Le maire Denis Coderre prévient que le dossier sera analysé en profondeur, y compris sous l'angle de la sécurité publique. Il veut éviter les « débordements ». « Pour moi, c'est important de savoir ce qui en est. On ne parle pas de mosquée ici, on parle de centre communautaire. Qu'est-ce que ça veut dire ? Et dans la foulée de toute la notion de vigilance, est-ce qu'il y a un propos radical qui peut amener un débordement ? Est-ce que ce n'est pas de mettre de l'huile sur le feu justement ? On va tout analyser ça, en étant tout à fait factuel », a-t-il expliqué, de passage à Québec jeudi.
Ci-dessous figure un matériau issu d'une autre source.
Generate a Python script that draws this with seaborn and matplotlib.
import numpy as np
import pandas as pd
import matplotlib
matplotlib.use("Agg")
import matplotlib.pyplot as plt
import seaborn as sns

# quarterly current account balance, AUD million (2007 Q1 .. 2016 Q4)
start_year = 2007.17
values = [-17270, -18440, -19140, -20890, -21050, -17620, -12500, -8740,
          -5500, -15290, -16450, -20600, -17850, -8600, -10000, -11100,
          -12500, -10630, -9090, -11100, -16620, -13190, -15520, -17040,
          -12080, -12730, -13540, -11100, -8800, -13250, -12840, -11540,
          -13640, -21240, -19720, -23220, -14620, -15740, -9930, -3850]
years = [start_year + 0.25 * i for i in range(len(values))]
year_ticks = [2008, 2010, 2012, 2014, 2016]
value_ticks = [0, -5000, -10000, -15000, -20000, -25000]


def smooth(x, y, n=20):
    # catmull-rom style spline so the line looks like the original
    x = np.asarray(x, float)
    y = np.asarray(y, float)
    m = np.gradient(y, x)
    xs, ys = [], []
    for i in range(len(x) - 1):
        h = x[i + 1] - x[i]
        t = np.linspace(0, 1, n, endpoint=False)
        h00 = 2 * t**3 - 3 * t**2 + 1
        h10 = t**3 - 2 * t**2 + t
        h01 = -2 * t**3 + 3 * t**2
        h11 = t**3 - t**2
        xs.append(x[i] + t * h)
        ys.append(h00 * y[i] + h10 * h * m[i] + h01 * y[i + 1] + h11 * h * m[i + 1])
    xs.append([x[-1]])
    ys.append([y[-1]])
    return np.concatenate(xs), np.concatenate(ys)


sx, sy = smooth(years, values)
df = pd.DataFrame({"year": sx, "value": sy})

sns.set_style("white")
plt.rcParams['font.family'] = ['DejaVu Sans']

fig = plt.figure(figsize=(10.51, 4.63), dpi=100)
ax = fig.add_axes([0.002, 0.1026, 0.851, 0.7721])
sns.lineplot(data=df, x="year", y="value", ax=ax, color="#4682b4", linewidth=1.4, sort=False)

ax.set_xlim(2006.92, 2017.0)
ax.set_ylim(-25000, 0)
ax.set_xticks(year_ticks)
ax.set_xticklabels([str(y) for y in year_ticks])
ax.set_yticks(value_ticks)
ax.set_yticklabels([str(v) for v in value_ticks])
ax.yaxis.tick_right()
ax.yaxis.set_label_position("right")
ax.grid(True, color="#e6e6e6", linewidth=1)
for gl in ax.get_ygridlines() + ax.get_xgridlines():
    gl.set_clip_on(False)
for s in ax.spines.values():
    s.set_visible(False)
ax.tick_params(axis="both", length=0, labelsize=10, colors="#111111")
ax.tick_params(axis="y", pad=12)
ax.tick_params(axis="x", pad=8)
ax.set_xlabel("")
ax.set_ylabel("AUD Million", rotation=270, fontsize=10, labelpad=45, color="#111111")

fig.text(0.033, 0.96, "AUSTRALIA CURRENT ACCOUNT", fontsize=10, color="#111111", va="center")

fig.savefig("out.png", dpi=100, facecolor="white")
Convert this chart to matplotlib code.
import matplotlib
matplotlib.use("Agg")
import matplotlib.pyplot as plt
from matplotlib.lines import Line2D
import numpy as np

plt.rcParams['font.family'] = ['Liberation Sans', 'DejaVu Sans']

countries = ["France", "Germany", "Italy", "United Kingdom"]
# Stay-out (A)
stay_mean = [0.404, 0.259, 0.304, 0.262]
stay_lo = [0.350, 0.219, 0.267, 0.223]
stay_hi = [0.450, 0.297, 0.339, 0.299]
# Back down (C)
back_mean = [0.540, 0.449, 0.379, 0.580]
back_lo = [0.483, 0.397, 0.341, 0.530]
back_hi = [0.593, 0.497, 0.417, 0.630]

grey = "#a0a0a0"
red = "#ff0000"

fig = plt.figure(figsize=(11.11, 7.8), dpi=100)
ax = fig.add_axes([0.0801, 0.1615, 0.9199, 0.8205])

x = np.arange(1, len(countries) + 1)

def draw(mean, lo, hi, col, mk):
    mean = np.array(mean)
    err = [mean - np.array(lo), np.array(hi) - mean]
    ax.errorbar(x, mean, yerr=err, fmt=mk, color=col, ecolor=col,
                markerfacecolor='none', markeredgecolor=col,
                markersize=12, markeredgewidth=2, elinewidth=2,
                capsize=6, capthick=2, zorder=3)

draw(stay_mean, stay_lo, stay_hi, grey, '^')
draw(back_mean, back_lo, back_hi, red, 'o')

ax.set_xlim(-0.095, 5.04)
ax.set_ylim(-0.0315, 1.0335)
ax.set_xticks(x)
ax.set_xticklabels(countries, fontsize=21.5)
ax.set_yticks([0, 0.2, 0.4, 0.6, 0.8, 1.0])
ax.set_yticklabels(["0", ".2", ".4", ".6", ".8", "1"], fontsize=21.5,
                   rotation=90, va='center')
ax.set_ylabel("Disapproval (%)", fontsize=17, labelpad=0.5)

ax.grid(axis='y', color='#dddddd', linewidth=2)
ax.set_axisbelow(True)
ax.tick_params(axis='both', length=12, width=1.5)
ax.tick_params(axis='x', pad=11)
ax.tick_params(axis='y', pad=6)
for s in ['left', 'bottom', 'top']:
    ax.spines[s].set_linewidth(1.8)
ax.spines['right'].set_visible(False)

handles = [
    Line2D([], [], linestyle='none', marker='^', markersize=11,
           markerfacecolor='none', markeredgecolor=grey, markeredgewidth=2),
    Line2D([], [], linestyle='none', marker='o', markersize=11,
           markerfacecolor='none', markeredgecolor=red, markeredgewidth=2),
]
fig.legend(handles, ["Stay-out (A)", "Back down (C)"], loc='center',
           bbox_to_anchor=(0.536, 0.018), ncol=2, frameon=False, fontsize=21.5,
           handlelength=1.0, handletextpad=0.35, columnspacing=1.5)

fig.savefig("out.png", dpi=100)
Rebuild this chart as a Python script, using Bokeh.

Il a ajouté que l'analyse portera également sur les écrits publiés sur Facebook. Une première version d'un message de Hamza Chaoui explique que le Centre Ashabeb fera cinq séances de prière quotidiennes et la grande prière du vendredi. Ces mentions ont été supprimées par la suite. Demeurent les cercles de mémorisation du Coran, des ateliers d'échange, un séminaire religieux, un souper mensuel et des cours d'arabe. Sur sa page Facebook, l'imam a exprimé récemment son rejet total du système démocratique.

Denis Coderre a condamné la vision rigoriste de l'islam de l'imam Chaoui. « Je réfute ce qui a été dit par rapport à la démocratie, par rapport à sa position sur l'homosexualité, qu'on est tous des mécréants quand on est rendu en démocratie. (...) Moi je suis contre toute forme de radical, on ne peut défendre l'indéfendable ».

« C'est pour ça qu'il faut analyser ce qui a été dit, regarder ce qui est écrit sur Facebook. Dans un contexte d'une stratégie ou d'un agenda sur la vigilance, il faut regarder tout ça. Maintenant, est-ce qu'on a contrevenu à la liberté de conscience et à la liberté de religion ? Est-ce qu'on est foncièrement en désaccord et on peut condamner ces propos sans les empêcher ? Est-ce que ça amène à une radicalisation où on peut penser au pire ? Parce qu'on n'est pas à l'abri », a-t-il affirmé, rappelant les attentats à St-Jean-sur-Richelieu et au parlement d'Ottawa.